● Given request
Search the data for the string "with" and gather each line it is in.

═══ Task material

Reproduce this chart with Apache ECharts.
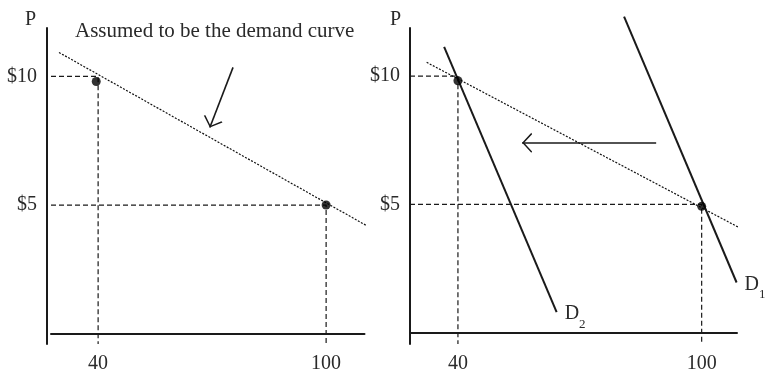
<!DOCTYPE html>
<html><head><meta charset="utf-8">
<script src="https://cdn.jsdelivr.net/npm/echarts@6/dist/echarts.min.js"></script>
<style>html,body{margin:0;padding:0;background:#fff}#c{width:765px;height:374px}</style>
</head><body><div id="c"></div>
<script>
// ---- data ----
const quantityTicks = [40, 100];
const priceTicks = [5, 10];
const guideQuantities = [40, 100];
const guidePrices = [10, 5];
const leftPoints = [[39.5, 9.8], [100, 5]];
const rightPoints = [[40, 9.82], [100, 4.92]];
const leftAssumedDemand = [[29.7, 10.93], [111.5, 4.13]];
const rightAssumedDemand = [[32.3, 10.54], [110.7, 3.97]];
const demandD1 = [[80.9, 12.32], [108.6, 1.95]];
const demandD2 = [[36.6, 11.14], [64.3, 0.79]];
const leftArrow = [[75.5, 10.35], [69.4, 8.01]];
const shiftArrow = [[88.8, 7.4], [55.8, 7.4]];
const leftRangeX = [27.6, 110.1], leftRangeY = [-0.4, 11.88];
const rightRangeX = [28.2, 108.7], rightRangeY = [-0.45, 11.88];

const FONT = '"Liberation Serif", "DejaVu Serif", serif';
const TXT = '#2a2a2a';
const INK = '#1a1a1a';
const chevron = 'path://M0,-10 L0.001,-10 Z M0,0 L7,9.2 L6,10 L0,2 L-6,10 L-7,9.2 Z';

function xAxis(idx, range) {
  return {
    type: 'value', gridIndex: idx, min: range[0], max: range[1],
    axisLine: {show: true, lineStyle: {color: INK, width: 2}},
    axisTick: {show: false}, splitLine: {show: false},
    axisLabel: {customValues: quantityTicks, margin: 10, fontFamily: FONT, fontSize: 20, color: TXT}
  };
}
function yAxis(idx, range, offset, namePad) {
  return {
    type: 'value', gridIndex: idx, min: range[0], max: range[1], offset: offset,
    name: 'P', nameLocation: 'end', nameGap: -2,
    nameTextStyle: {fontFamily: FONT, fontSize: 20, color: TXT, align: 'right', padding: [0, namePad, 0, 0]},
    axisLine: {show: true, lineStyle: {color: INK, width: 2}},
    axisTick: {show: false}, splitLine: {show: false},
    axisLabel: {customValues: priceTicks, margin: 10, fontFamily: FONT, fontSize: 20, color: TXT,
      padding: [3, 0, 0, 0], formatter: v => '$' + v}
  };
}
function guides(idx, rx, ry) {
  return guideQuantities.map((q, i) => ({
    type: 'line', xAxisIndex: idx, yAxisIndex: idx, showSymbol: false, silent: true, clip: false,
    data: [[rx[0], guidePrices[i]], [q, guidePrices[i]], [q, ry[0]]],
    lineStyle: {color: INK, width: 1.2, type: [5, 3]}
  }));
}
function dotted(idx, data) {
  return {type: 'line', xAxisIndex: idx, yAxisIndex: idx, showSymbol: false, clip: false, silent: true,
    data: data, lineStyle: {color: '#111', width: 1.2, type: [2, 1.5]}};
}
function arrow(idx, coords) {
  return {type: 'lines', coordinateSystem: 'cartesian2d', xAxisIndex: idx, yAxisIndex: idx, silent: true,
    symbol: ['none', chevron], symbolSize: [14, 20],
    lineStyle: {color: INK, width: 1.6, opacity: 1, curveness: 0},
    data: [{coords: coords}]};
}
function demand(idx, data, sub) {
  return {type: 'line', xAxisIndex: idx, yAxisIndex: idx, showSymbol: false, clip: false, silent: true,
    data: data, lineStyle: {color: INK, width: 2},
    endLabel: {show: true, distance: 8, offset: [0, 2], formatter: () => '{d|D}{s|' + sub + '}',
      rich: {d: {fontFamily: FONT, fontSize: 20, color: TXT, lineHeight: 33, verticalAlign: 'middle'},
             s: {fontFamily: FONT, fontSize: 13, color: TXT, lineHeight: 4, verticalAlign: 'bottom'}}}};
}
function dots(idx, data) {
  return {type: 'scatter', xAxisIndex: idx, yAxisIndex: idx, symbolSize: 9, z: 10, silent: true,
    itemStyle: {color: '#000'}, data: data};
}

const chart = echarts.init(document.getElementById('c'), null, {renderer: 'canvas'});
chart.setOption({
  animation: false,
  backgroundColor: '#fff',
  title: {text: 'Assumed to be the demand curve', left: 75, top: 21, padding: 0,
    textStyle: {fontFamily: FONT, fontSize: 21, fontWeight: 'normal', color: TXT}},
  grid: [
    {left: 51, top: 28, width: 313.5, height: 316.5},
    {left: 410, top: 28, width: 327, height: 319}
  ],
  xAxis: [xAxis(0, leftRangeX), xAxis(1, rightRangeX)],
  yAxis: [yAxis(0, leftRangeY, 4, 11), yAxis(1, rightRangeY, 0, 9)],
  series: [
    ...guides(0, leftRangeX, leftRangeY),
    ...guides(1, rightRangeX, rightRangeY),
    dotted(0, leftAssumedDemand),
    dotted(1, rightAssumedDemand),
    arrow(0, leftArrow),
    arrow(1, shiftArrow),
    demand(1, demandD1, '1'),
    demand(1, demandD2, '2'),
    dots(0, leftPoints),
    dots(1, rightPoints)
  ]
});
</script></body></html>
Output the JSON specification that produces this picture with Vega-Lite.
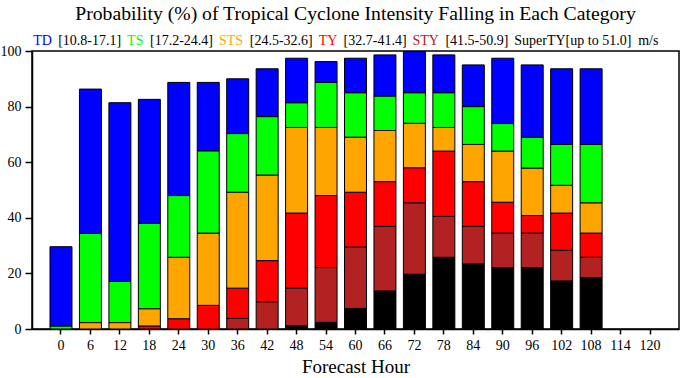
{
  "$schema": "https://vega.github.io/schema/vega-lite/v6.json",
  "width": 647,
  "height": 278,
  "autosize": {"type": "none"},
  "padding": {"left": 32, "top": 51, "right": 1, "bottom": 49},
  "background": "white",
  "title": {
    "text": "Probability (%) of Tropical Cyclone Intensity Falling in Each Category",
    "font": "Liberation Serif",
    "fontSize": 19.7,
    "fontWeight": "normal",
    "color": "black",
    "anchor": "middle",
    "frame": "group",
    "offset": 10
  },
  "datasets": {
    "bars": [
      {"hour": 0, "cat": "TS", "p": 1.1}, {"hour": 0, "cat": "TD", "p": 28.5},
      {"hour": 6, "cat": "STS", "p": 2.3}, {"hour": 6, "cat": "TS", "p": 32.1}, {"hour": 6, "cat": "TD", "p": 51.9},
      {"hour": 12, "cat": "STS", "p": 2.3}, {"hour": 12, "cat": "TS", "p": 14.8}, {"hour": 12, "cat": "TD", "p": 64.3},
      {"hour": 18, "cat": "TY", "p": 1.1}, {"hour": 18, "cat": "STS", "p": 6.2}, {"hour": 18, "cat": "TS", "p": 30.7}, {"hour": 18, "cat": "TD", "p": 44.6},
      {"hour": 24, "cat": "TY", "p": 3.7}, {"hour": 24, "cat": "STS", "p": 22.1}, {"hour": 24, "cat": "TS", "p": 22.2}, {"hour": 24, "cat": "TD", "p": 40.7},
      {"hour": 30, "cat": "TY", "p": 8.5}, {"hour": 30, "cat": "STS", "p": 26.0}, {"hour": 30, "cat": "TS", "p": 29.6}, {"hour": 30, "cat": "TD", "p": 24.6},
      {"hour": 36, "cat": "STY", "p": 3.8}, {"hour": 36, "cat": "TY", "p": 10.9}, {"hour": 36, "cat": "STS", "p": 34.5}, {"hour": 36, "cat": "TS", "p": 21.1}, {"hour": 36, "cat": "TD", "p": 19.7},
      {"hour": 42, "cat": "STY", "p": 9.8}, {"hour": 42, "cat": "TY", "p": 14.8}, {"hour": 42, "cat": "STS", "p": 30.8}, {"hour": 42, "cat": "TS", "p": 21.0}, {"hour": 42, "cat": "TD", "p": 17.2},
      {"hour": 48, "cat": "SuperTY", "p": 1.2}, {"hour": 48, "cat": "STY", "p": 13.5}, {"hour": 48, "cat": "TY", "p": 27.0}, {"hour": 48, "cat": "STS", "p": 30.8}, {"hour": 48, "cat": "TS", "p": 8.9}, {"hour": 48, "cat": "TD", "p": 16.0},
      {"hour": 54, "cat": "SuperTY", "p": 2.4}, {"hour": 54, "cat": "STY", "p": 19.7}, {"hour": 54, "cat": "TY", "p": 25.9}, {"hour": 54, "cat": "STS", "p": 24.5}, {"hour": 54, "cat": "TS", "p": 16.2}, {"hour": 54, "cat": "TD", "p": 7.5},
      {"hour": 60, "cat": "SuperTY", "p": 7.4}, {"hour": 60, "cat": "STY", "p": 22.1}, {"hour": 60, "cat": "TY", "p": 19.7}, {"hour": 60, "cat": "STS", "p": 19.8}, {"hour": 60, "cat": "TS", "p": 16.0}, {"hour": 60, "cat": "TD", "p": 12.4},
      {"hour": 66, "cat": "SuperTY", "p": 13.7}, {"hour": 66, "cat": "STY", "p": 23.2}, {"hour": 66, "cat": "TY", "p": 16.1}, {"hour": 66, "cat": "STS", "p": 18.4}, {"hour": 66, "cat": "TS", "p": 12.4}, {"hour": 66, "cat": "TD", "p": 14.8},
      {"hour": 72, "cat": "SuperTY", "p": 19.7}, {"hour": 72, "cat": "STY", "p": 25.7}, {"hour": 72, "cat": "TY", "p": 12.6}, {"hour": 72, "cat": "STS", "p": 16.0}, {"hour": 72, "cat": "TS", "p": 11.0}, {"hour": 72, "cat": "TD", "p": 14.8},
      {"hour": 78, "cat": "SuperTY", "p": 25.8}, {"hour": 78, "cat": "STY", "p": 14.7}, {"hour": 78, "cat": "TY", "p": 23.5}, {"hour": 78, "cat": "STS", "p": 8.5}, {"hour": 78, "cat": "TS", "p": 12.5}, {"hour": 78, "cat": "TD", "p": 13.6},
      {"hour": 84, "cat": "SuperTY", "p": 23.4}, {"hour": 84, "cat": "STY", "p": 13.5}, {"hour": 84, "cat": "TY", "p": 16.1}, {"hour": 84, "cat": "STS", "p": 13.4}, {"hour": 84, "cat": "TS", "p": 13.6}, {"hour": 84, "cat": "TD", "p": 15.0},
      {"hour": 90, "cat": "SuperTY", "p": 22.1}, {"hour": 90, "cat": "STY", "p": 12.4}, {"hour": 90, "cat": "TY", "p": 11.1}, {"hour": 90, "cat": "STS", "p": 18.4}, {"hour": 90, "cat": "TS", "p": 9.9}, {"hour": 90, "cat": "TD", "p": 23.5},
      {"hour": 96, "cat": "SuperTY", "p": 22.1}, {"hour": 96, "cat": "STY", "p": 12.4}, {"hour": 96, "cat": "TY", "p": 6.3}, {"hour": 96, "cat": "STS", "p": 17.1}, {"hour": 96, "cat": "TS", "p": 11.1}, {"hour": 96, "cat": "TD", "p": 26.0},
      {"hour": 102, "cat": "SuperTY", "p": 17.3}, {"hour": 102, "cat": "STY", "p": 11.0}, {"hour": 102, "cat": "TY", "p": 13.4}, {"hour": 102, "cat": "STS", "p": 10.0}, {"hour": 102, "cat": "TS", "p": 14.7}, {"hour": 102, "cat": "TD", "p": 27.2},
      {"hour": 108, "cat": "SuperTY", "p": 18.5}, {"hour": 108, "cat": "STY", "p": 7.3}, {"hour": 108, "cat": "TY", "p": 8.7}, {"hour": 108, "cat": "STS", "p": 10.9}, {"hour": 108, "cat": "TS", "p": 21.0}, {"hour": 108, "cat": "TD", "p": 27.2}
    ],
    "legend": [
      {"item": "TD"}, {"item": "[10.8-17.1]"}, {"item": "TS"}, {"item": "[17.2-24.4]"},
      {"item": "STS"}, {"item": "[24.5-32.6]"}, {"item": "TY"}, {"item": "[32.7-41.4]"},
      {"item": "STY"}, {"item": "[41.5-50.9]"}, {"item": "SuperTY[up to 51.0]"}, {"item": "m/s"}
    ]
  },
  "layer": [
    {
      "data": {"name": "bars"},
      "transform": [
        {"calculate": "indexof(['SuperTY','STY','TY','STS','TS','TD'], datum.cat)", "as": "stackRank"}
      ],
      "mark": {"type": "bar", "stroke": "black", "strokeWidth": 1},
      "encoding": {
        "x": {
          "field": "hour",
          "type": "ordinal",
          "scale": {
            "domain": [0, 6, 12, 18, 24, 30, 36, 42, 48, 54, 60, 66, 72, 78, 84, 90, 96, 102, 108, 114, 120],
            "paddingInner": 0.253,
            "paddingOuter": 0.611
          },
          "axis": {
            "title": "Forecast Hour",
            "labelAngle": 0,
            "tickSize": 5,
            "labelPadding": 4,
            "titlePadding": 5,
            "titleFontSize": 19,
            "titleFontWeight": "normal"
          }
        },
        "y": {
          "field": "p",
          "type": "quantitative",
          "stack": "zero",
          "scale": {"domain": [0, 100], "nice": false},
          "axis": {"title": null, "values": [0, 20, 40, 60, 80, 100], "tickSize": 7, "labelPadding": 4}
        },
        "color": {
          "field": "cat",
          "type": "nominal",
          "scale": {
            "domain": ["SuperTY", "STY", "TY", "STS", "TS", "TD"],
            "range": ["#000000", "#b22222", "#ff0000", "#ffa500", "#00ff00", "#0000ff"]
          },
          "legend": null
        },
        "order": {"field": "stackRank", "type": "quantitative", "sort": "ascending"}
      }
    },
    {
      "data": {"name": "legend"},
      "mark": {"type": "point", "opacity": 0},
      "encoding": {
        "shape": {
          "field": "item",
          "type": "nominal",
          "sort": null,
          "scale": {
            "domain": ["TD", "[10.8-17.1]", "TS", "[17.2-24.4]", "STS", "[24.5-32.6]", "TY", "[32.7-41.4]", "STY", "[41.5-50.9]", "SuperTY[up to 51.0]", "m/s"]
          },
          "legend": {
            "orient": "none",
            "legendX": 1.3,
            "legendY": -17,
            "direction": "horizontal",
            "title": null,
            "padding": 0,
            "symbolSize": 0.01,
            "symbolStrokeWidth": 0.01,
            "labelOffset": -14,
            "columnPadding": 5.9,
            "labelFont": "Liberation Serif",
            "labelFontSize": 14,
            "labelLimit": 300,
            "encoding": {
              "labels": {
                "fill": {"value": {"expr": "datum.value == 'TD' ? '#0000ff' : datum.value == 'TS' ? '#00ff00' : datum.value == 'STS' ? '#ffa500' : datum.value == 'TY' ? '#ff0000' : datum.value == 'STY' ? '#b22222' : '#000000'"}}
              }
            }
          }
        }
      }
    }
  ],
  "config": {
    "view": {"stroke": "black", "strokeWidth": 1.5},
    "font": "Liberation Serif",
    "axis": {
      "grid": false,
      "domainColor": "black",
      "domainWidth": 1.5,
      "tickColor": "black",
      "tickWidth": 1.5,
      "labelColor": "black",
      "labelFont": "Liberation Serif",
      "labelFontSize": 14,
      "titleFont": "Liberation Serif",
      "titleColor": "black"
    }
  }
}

══════

● Written response
Reproduce this chart with Apache ECharts.
Output the JSON specification that produces this picture with Vega-Lite.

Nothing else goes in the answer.